Copy out the lines that have "matplotlib" in them.

**A block of data**
========================
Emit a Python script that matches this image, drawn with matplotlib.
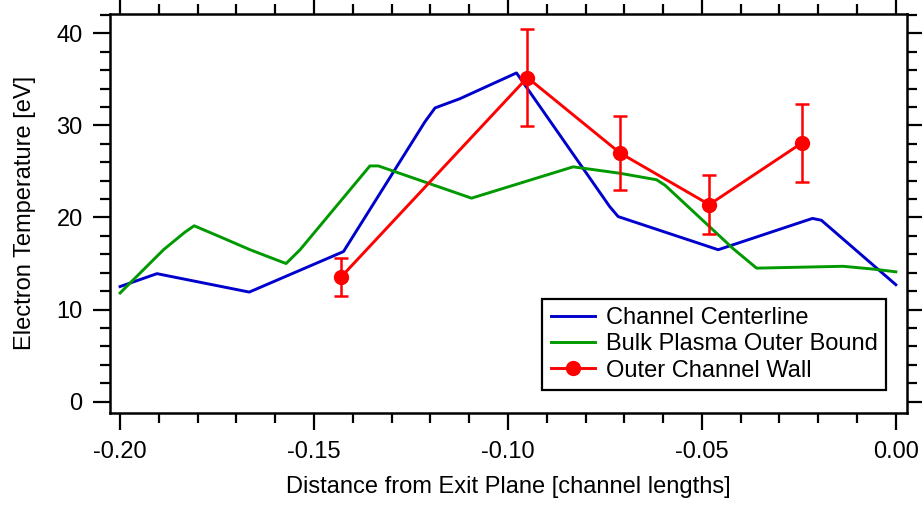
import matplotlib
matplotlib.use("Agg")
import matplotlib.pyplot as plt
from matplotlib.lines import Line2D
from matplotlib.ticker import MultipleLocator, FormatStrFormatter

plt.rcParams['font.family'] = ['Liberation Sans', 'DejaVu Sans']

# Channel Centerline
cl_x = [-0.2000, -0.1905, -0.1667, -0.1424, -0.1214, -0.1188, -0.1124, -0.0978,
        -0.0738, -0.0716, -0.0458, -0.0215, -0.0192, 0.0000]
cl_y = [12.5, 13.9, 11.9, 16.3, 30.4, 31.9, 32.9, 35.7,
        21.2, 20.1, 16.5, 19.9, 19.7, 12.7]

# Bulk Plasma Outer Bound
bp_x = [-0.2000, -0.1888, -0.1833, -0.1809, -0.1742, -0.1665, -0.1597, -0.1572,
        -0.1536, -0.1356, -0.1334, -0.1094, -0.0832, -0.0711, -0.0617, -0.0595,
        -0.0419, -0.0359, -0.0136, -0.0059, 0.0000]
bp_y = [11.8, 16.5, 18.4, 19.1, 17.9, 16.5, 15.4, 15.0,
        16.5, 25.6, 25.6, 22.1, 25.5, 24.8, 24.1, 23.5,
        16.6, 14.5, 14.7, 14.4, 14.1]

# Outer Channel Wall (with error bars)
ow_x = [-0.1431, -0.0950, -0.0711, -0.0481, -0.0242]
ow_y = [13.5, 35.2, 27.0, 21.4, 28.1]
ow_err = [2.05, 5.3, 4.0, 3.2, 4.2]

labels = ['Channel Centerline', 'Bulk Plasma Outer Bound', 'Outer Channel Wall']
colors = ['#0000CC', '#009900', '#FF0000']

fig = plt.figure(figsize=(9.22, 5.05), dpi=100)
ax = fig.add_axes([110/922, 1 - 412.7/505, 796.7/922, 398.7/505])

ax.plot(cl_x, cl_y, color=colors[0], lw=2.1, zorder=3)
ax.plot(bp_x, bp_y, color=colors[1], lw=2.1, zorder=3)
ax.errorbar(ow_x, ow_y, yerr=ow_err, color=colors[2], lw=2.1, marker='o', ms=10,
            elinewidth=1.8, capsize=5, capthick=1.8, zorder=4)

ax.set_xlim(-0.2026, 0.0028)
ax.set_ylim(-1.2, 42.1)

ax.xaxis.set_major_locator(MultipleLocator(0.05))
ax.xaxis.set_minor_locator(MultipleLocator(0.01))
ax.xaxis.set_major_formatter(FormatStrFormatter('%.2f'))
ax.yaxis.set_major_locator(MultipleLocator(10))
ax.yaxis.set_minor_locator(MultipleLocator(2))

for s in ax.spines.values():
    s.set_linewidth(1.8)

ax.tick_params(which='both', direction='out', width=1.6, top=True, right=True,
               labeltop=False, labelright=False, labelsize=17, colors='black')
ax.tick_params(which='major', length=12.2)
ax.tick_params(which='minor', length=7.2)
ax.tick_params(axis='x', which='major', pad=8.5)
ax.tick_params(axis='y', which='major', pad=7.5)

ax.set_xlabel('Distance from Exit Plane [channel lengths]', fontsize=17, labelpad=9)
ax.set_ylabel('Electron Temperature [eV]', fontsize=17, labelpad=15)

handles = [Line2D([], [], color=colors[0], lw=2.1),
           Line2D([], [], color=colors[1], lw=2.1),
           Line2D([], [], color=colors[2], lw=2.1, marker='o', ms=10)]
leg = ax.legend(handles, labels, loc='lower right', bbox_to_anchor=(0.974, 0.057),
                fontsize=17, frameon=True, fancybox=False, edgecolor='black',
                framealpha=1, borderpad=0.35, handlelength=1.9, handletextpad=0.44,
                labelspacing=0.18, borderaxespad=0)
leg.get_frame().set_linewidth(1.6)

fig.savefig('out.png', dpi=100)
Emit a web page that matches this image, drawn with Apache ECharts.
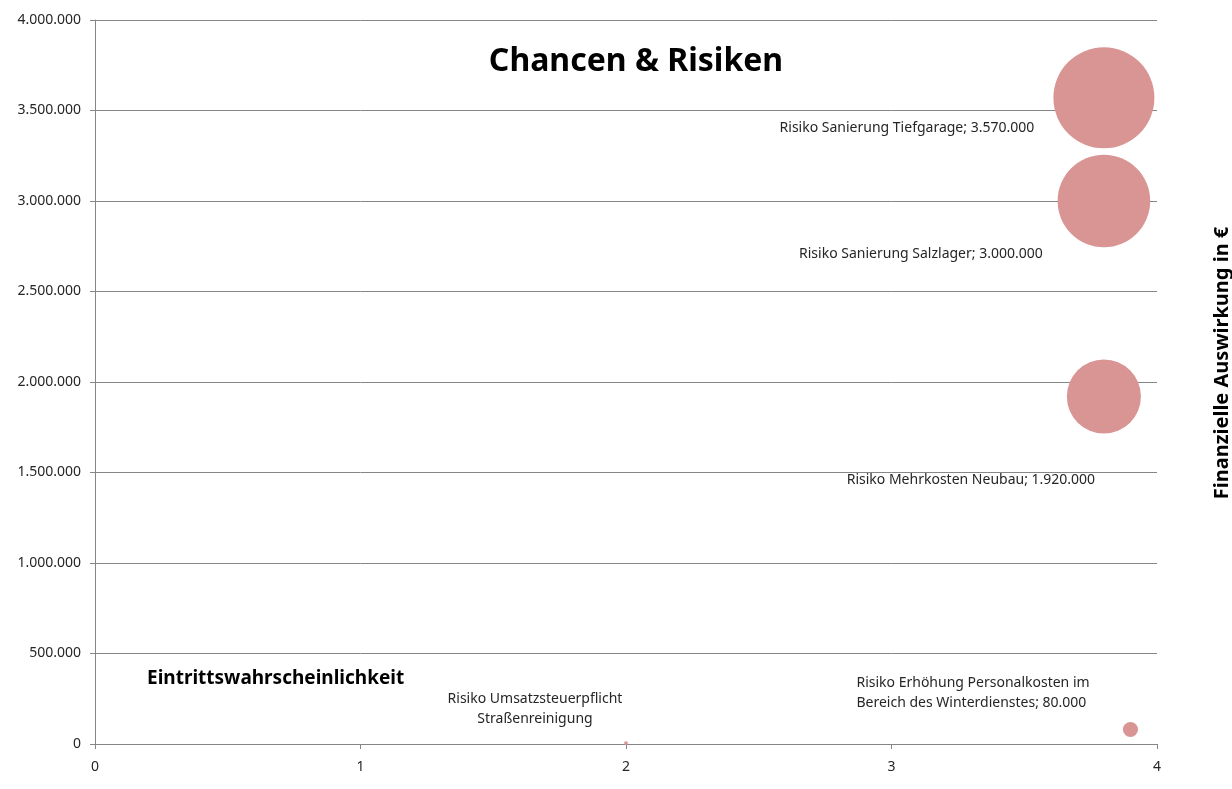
========================
**Full answer**
Emit a Python script that matches this image, drawn with matplotlib.
import matplotlib
matplotlib.use("Agg")
import matplotlib.pyplot as plt
from matplotlib.lines import Line2D
from matplotlib.ticker import MultipleLocator, FormatStrFormatter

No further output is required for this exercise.